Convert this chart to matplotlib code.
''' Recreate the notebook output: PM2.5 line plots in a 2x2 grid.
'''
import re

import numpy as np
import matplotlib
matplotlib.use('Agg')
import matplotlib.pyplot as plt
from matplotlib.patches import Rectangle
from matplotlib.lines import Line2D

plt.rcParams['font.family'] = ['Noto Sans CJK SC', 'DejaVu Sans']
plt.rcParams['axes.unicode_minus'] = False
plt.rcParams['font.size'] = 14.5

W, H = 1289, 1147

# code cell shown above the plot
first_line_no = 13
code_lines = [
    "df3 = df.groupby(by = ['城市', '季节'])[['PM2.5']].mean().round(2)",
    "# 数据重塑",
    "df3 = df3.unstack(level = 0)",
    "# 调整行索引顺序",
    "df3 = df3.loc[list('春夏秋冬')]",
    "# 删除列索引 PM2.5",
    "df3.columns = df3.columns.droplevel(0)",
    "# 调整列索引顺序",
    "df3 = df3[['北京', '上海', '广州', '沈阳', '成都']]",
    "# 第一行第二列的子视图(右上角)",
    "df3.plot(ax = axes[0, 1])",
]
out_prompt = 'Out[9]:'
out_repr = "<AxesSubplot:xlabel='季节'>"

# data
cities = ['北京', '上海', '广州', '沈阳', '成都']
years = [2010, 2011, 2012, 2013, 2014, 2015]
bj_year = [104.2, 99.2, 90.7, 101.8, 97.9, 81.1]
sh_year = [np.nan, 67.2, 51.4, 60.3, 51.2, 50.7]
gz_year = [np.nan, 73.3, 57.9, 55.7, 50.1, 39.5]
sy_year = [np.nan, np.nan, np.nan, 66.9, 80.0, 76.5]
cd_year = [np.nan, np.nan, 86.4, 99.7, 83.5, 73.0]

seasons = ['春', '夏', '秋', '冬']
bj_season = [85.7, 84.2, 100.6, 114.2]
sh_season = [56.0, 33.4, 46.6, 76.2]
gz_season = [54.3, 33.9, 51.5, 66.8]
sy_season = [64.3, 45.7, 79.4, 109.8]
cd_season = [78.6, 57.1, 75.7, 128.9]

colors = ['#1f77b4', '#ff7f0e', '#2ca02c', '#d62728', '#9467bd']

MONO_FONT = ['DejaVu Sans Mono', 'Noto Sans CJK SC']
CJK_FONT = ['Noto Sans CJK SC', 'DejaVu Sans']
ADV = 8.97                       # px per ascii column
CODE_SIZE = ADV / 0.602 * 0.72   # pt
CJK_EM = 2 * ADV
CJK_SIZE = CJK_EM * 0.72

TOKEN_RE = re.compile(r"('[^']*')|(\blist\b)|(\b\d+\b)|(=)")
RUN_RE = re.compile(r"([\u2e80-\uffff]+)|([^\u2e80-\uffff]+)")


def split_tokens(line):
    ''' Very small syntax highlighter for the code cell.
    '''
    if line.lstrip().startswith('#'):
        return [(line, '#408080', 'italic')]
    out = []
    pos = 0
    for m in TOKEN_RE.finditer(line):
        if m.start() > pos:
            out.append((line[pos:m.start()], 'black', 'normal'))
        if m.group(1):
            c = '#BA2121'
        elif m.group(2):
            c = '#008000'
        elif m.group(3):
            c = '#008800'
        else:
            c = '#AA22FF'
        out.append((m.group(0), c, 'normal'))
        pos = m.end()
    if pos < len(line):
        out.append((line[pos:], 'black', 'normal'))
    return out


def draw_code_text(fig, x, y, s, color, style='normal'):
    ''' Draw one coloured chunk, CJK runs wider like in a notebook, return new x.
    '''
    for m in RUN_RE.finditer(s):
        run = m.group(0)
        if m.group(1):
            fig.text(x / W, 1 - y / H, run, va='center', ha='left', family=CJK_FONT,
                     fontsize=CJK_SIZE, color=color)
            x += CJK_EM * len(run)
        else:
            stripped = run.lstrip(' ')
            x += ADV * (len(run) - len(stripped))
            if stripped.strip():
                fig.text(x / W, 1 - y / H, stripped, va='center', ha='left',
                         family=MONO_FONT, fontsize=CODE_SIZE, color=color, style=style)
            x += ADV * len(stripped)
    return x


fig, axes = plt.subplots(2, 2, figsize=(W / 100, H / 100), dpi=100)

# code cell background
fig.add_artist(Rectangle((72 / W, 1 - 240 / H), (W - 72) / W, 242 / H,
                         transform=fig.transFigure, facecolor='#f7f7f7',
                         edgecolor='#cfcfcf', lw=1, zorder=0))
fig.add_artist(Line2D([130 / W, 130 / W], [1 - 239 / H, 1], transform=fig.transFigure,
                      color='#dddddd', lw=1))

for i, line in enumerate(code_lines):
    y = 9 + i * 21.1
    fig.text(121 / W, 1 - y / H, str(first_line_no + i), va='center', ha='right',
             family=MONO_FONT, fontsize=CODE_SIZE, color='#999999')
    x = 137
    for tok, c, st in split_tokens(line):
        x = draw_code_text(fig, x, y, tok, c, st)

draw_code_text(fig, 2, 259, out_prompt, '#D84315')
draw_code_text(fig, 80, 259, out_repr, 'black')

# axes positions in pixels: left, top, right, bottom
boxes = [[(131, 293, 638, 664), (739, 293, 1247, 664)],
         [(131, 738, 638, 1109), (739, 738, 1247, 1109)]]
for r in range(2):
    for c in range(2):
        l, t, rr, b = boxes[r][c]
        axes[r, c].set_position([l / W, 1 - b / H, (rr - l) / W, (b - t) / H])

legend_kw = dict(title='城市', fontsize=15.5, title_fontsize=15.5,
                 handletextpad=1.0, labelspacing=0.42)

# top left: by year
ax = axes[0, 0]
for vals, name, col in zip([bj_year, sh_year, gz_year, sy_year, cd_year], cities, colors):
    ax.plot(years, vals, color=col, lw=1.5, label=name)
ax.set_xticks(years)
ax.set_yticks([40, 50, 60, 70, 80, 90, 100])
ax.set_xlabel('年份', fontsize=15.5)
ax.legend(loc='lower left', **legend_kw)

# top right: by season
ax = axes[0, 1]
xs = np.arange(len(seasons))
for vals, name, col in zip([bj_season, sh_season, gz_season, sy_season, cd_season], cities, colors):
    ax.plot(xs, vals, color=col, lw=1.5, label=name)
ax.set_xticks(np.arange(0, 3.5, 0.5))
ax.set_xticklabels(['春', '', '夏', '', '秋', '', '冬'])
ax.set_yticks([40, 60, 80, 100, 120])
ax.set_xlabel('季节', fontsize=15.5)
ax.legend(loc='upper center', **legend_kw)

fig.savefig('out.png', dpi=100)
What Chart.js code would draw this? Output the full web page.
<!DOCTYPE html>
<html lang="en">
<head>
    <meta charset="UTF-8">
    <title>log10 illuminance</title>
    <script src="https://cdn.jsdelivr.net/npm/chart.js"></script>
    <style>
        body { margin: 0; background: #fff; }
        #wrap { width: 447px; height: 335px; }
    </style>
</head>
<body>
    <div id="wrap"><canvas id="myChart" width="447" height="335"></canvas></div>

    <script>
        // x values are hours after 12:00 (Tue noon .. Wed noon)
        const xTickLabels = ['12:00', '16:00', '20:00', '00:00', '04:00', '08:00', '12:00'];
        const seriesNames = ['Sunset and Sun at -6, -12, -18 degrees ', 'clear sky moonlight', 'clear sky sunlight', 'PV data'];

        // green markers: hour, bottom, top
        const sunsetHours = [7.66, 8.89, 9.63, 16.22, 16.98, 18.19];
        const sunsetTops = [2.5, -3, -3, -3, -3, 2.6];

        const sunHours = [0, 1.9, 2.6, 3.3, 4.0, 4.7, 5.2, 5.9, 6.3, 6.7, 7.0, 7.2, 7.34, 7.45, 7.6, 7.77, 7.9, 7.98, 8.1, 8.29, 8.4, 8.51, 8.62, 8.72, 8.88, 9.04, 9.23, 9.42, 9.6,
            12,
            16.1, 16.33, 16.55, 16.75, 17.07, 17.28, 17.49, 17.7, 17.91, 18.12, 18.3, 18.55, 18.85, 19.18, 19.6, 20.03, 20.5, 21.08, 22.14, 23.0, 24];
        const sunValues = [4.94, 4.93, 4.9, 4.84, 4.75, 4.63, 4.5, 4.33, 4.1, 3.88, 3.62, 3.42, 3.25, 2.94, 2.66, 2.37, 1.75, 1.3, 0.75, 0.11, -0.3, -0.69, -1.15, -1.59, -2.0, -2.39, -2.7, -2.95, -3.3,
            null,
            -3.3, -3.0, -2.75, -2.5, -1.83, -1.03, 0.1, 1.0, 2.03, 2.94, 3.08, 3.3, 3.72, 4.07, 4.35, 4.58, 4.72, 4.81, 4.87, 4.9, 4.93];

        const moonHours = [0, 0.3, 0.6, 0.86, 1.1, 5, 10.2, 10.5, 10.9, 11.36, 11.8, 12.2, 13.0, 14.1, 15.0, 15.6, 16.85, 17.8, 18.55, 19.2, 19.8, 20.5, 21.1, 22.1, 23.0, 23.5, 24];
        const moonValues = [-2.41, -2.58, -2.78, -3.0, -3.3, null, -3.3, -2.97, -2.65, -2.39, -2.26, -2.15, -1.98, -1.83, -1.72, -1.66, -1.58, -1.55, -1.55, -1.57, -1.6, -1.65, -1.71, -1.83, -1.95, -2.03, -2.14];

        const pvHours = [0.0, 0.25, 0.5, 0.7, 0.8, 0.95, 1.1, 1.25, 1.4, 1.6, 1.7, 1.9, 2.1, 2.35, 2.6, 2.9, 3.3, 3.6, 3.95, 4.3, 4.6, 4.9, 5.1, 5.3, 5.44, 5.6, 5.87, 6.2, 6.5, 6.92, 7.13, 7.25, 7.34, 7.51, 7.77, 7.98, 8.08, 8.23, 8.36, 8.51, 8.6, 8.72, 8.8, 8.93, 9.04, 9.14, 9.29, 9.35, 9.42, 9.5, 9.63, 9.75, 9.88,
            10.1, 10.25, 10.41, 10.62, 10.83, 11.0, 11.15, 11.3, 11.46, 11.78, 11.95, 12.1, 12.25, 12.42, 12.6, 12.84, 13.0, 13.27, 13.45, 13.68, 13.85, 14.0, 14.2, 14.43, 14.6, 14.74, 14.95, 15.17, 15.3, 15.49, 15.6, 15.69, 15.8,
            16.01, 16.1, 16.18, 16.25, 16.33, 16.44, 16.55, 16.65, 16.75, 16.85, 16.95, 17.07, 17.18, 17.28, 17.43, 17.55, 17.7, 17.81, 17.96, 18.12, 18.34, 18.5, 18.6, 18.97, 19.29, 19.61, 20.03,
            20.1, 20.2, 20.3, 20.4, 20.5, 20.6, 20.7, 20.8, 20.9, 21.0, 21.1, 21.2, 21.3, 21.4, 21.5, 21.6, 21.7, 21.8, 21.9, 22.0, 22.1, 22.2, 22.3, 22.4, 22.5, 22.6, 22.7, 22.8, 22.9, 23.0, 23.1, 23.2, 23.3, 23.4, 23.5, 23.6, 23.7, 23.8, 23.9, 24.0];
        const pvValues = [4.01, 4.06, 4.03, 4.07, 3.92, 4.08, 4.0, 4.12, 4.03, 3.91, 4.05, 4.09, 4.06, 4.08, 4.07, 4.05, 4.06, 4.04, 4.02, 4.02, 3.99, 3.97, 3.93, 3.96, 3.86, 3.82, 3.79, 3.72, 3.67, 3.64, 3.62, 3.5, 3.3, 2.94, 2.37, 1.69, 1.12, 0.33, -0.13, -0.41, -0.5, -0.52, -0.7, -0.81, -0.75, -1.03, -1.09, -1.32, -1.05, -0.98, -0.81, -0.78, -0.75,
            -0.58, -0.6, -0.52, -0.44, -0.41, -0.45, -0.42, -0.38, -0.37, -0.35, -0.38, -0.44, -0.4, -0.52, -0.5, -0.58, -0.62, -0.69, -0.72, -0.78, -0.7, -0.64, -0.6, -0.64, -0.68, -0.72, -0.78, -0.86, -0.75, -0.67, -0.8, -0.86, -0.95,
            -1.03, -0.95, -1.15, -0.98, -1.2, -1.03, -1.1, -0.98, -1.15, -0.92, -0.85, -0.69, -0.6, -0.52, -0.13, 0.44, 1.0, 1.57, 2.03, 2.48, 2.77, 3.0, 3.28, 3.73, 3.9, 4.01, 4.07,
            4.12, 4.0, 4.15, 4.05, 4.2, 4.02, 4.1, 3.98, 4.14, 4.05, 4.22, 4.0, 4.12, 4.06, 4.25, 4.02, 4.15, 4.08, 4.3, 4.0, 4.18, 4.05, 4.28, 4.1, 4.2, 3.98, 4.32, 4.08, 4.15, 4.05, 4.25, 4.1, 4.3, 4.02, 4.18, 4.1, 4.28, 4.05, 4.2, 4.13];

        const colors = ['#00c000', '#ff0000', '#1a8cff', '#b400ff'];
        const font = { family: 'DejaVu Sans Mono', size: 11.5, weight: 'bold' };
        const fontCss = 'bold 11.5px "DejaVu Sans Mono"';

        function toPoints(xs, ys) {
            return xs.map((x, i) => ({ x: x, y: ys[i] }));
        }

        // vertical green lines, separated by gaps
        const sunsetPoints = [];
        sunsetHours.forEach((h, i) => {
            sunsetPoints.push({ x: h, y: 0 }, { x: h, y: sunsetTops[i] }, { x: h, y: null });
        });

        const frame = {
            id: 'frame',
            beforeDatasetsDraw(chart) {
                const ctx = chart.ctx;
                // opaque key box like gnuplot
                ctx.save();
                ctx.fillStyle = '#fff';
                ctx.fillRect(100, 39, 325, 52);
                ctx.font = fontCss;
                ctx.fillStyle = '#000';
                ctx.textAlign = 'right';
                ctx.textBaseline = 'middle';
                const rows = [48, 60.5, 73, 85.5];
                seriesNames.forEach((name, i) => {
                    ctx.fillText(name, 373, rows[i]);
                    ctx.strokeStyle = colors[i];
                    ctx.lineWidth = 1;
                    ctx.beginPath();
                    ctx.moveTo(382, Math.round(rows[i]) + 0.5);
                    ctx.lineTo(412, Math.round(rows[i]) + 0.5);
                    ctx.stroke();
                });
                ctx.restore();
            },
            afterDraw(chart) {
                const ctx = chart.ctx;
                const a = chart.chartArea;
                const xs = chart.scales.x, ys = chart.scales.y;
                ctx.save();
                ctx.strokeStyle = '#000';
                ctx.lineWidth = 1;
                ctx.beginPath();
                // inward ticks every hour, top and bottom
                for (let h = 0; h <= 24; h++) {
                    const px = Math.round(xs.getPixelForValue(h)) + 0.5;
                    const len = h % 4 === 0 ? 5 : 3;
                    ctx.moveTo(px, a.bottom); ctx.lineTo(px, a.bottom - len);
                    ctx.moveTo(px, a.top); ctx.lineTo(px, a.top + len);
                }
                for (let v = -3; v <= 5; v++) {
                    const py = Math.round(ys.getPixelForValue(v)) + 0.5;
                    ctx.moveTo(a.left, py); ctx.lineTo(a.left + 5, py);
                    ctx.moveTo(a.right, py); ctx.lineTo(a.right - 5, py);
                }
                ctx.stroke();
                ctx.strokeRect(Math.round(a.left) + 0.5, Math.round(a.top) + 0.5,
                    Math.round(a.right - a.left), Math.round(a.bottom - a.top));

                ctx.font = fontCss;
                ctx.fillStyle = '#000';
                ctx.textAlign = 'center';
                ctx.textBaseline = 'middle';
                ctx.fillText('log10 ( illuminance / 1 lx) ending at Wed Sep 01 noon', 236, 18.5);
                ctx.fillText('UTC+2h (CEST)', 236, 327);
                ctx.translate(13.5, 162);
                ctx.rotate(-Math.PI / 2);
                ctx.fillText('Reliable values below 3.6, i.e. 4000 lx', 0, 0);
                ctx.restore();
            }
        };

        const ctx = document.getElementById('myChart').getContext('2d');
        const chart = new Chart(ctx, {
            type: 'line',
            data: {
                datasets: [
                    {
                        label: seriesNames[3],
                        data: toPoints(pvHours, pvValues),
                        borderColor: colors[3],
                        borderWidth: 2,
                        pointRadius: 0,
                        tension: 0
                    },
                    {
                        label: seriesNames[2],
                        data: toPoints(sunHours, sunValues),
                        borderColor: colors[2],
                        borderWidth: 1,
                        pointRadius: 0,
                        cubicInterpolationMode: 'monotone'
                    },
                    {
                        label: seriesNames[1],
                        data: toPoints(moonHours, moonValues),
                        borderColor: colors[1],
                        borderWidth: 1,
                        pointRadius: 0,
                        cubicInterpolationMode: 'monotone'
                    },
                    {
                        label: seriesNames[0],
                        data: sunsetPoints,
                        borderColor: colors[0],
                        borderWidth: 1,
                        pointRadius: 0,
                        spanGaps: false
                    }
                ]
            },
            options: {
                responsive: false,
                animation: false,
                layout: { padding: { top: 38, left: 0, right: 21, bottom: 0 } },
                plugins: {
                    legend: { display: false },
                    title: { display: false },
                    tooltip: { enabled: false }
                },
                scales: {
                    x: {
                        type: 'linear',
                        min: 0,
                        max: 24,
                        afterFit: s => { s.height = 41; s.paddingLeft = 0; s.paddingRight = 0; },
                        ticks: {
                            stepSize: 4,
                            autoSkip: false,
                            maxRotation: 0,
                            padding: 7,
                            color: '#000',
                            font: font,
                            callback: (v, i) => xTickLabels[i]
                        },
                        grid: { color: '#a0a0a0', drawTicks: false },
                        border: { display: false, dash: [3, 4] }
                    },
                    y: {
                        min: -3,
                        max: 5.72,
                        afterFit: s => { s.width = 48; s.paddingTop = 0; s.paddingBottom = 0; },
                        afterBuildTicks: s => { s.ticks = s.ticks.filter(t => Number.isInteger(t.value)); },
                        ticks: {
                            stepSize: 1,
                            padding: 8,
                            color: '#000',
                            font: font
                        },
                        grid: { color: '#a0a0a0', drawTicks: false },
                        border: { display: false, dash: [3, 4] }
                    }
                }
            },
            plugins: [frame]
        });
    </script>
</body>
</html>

__The task__: Each line from the top of the material above through the line with "from matplotlib.lines import Line2D" must be echoed exactly, and no other line.

__Result for this task__:
Convert this chart to matplotlib code.
''' Recreate the notebook output: PM2.5 line plots in a 2x2 grid.
'''
import re

import numpy as np
import matplotlib
matplotlib.use('Agg')
import matplotlib.pyplot as plt
from matplotlib.patches import Rectangle
from matplotlib.lines import Line2D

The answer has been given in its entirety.